Harris County Judge Ed Emmett refused to place on the item on the ballot, however, saying he supported improving early childhood education but that the petition language the group had used did not comply with the law. He and others also did not like that the proposal would have diverted the tax dollars to the coffers of a private group.
The group sued, but an appeals court backed Emmett’s decision.
Harvey said he and other GHP committee members convened a few months later and decided to launch another effort with “more active involvement of the business community” and “a much broader coalition.” In addition to business leaders, the coalition was joined Monday by a half-dozen local school superintendents, including Houston ISD’s Terry Grier.

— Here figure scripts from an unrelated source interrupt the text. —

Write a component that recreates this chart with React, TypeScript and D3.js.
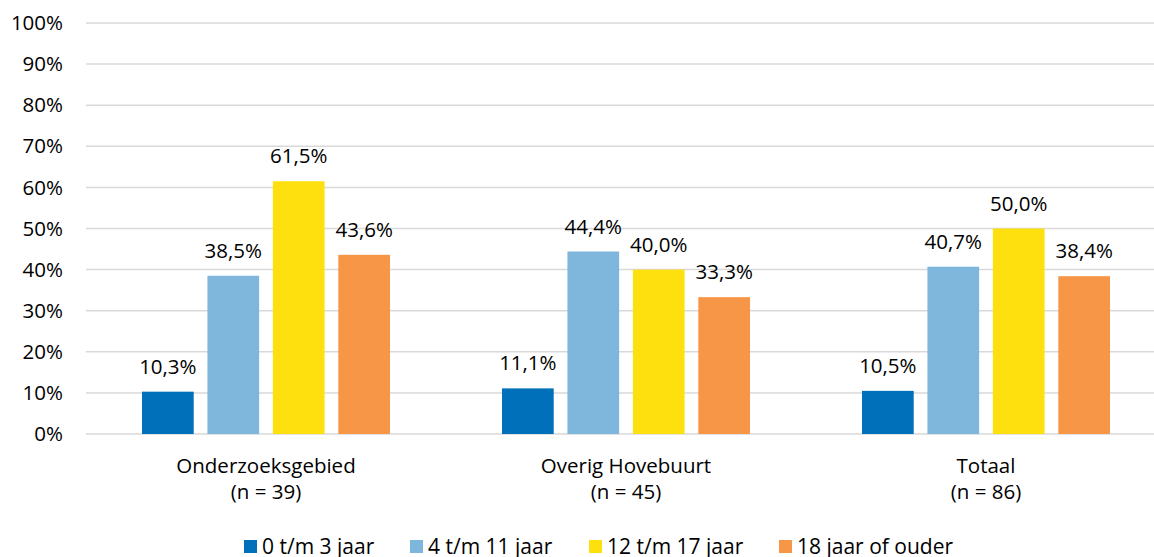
import React from "react";
import * as d3 from "d3";

const categories = ["Onderzoeksgebied", "Overig Hovebuurt", "Totaal"];
const categorySubLabels = ["(n = 39)", "(n = 45)", "(n = 86)"];
const seriesNames = ["0 t/m 3 jaar", "4 t/m 11 jaar", "12 t/m 17 jaar", "18 jaar of ouder"];
const seriesColors = ["#0070BA", "#7FB6DC", "#FFE00F", "#F79646"];
const values0to3 = [10.3, 11.1, 10.5];
const values4to11 = [38.5, 44.4, 40.7];
const values12to17 = [61.5, 40.0, 50.0];
const values18plus = [43.6, 33.3, 38.4];
const seriesValues = [values0to3, values4to11, values12to17, values18plus];
const yTicks = [0, 10, 20, 30, 40, 50, 60, 70, 80, 90, 100];

const W = 1154;
const H = 557;
const FONT = "'Open Sans', 'Noto Sans', sans-serif";
const legendX = [244, 410, 589, 779];

export default function App() {
  const x0 = d3.scaleBand<string>().domain(categories).range([86, 1166]).padding(0);
  const x1 = d3
    .scaleBand<number>()
    .domain(d3.range(seriesNames.length))
    .range([56, 304])
    .paddingInner(0.21)
    .paddingOuter(0);
  const y = d3.scaleLinear().domain([0, 100]).range([434, 23]);
  const fmt = (v: number) => v.toFixed(1).replace(".", ",") + "%";

  return (
    <svg
      width={W}
      height={H}
      style={{ position: "absolute", left: 0, top: 0, background: "#fff" }}
      fontFamily={FONT}
    >
      <rect width={W} height={H} fill="#fff" />
      {yTicks.map((t) => (
        <g key={t}>
          <line x1={86} x2={1166} y1={y(t)} y2={y(t)} stroke="#D9D9D9" strokeWidth={1.5} />
          <text x={63} y={y(t)} dy="0.35em" textAnchor="end" fontSize={20.5} fill="#000">
            {t}%
          </text>
        </g>
      ))}
      {categories.map((c, ci) => (
        <g key={c} transform={`translate(${x0(c)},0)`}>
          {seriesValues.map((vals, si) => {
            const v = vals[ci];
            const bx = x1(si)!;
            return (
              <g key={si}>
                <rect
                  x={bx}
                  y={y(v)}
                  width={x1.bandwidth()}
                  height={y(0) - y(v)}
                  fill={seriesColors[si]}
                />
                <text
                  x={bx + x1.bandwidth() / 2}
                  y={y(v) - 18}
                  textAnchor="middle"
                  fontSize={20.5}
                  fill="#000"
                >
                  {fmt(v)}
                </text>
              </g>
            );
          })}
          <text x={x0.bandwidth() / 2} y={473} textAnchor="middle" fontSize={20.5} fill="#000">
            {c}
          </text>
          <text x={x0.bandwidth() / 2} y={499} textAnchor="middle" fontSize={20.5} fill="#000">
            {categorySubLabels[ci]}
          </text>
        </g>
      ))}
      {seriesNames.map((s, si) => (
        <g key={s} transform={`translate(${legendX[si]},0)`}>
          <rect x={0} y={540} width={13} height={13} fill={seriesColors[si]} />
          <text x={18} y={554} fontSize={21} fill="#000">
            {s}
          </text>
        </g>
      ))}
    </svg>
  );
}
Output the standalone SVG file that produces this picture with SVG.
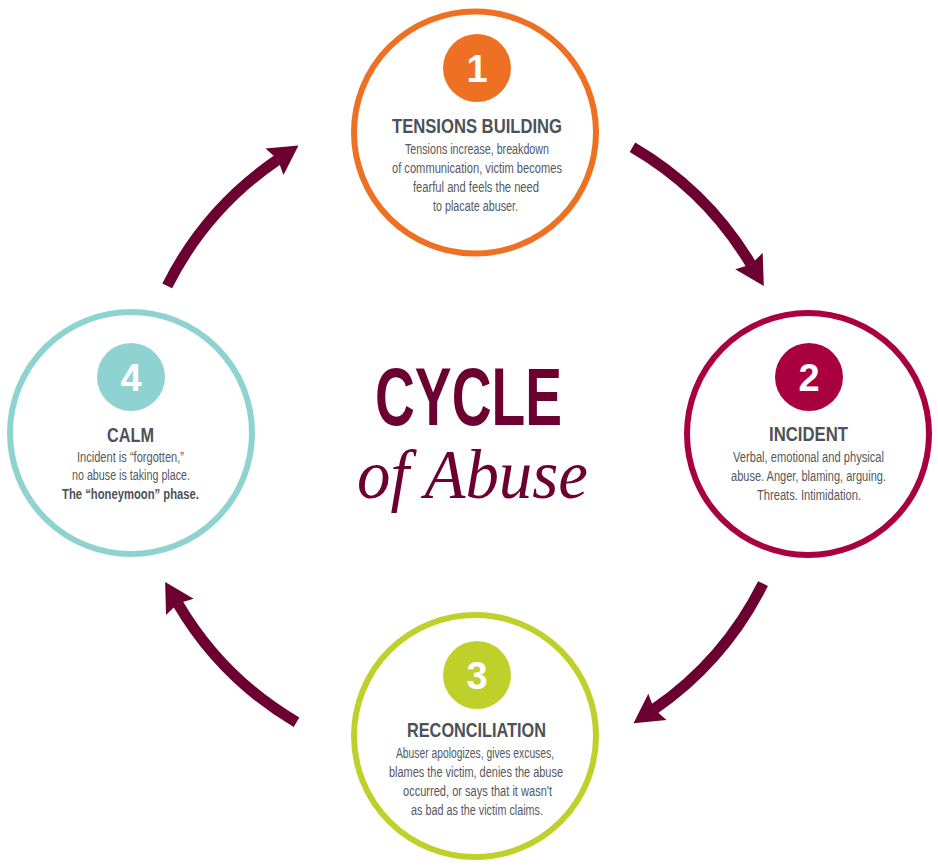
<svg xmlns="http://www.w3.org/2000/svg" width="938" height="865" viewBox="0 0 938 865">
<defs>
<style>
.ring{fill:#fff;stroke-width:6}
.num{font-family:"Liberation Sans",Arial,sans-serif;font-weight:bold;font-size:38px;fill:#fff;text-anchor:middle}
.hd{font-family:"Liberation Sans",Arial,sans-serif;font-weight:bold;font-size:21px;fill:#4E5157;text-anchor:middle}
.bd{font-family:"Liberation Sans",Arial,sans-serif;font-size:15.5px;fill:#55585D;text-anchor:middle}
.bb{font-weight:bold;fill:#4E5157}
.arr{fill:none;stroke:#6B0031;stroke-width:11;stroke-linecap:butt}
.t1{font-family:"Liberation Sans",Arial,sans-serif;font-weight:bold;font-size:82px;fill:#6B0031;text-anchor:middle}
.t2{font-family:"Liberation Serif","Times New Roman",serif;font-style:italic;font-size:69px;fill:#6B0031;text-anchor:middle}
</style>
<marker id="head" markerUnits="userSpaceOnUse" orient="auto" markerWidth="60" markerHeight="60" refX="0" refY="0" viewBox="-10 -30 60 60" overflow="visible">
<path d="M25,0 L-4,-16 L0,0 L-4,16 Z" fill="#6B0031"/>
</marker>
</defs>
<rect width="938" height="865" fill="#fff"/>

<g id="connectors">
<path class="arr" d="M632.5,147.2 A333,333 0 0 1 751.0,264.5" marker-end="url(#head)"/>
<path class="arr" d="M763.0,583.6 A333,333 0 0 1 654.1,709.1" marker-end="url(#head)"/>
<path class="arr" d="M296.5,722.2 A333,333 0 0 1 177.8,603.5" marker-end="url(#head)"/>
<path class="arr" d="M167.2,285.9 A333,333 0 0 1 277.8,159.6" marker-end="url(#head)"/>
</g>

<g id="title">
<text class="t1" x="468.5" y="425" textLength="187" lengthAdjust="spacingAndGlyphs">CYCLE</text>
<text class="t2" x="472.5" y="498" textLength="231" lengthAdjust="spacingAndGlyphs">of Abuse</text>
</g>

<g id="node1">
<circle class="ring" cx="475" cy="132.5" r="121" stroke="#EE7123"/>
<circle cx="477" cy="68" r="34" fill="#EE7123"/>
<text class="num" x="477" y="82">1</text>
<text class="hd" x="477" y="133" textLength="170" lengthAdjust="spacingAndGlyphs">TENSIONS BUILDING</text>
<text class="bd" x="477" y="154" textLength="144" lengthAdjust="spacingAndGlyphs">Tensions increase, breakdown</text>
<text class="bd" x="477" y="173" textLength="170" lengthAdjust="spacingAndGlyphs">of communication, victim becomes</text>
<text class="bd" x="476" y="192" textLength="126" lengthAdjust="spacingAndGlyphs">fearful and feels the need</text>
<text class="bd" x="475.5" y="211" textLength="85" lengthAdjust="spacingAndGlyphs">to placate abuser.</text>
</g>

<g id="node2">
<circle class="ring" cx="808" cy="434" r="121" stroke="#A9003F"/>
<circle cx="809" cy="377" r="34" fill="#A9003F"/>
<text class="num" x="809" y="391">2</text>
<text class="hd" x="808.5" y="441" textLength="79" lengthAdjust="spacingAndGlyphs">INCIDENT</text>
<text class="bd" x="808.5" y="462" textLength="151" lengthAdjust="spacingAndGlyphs">Verbal, emotional and physical</text>
<text class="bd" x="808.5" y="481" textLength="155" lengthAdjust="spacingAndGlyphs">abuse. Anger, blaming, arguing.</text>
<text class="bd" x="809" y="500" textLength="104" lengthAdjust="spacingAndGlyphs">Threats. Intimidation.</text>
</g>

<g id="node3">
<circle class="ring" cx="475" cy="736" r="121" stroke="#C0D02B"/>
<circle cx="477" cy="675" r="34" fill="#C0D02B"/>
<text class="num" x="477" y="689">3</text>
<text class="hd" x="476.5" y="737" textLength="139" lengthAdjust="spacingAndGlyphs">RECONCILIATION</text>
<text class="bd" x="475" y="758" textLength="158" lengthAdjust="spacingAndGlyphs">Abuser apologizes, gives excuses,</text>
<text class="bd" x="476" y="777" textLength="174" lengthAdjust="spacingAndGlyphs">blames the victim, denies the abuse</text>
<text class="bd" x="477.5" y="796" textLength="149" lengthAdjust="spacingAndGlyphs">occurred, or says that it wasn't</text>
<text class="bd" x="477" y="815" textLength="132" lengthAdjust="spacingAndGlyphs">as bad as the victim claims.</text>
</g>

<g id="node4">
<circle class="ring" cx="131" cy="433" r="121" stroke="#8ED3D2"/>
<circle cx="131" cy="377" r="34" fill="#8ED3D2"/>
<text class="num" x="131" y="391">4</text>
<text class="hd" x="130.5" y="442" textLength="47" lengthAdjust="spacingAndGlyphs">CALM</text>
<text class="bd" x="130.5" y="462" textLength="107" lengthAdjust="spacingAndGlyphs">Incident is “forgotten,”</text>
<text class="bd" x="131" y="480" textLength="118" lengthAdjust="spacingAndGlyphs">no abuse is taking place.</text>
<text class="bd bb" x="130.5" y="499" textLength="137" lengthAdjust="spacingAndGlyphs">The “honeymoon” phase.</text>
</g>
</svg>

“I think there was a lot of answered questions in a lot of people’s minds” about last year’s proposal, including “how you raise the money and how you have a countywide tax rate, who is going to be in charge of those dollars,” Grier said. “I think that this has the full support of the Greater Houston Partnership and it’s a wide coalition, a much broader coalition than it was a year ago. I’ve seen both programs. This is not the same program repackaged. This is totally different.”
Clearly, going for a statewide plan is the optimal path, but it’s also the heavier lift politically since it would involve spending money. I know the GHP and their partners in this effort would like to be nice and bipartisan and all, but there are some fairly significant differences between the two major candidates on the issue of pre-K. If you don’t feel like clicking those links, just ask yourself who as the next Governor will be more amenable to fully funding a statewide pre-K program. The question answers itself. The Early Matters coalition, who have County Judge Ed Emmett on board with the idea, haven’t zeroed in on how they would fund this, and still have a lot of blanks to fill in policy-wise, but it’s the goal that matters. I personally would have no problems with the Lege doing this via appropriation, but we should certainly take advantage of whatever federal and private grants exist, too. Let’s make this happen, and let’s make it happen in a lot less than that ten-year time frame.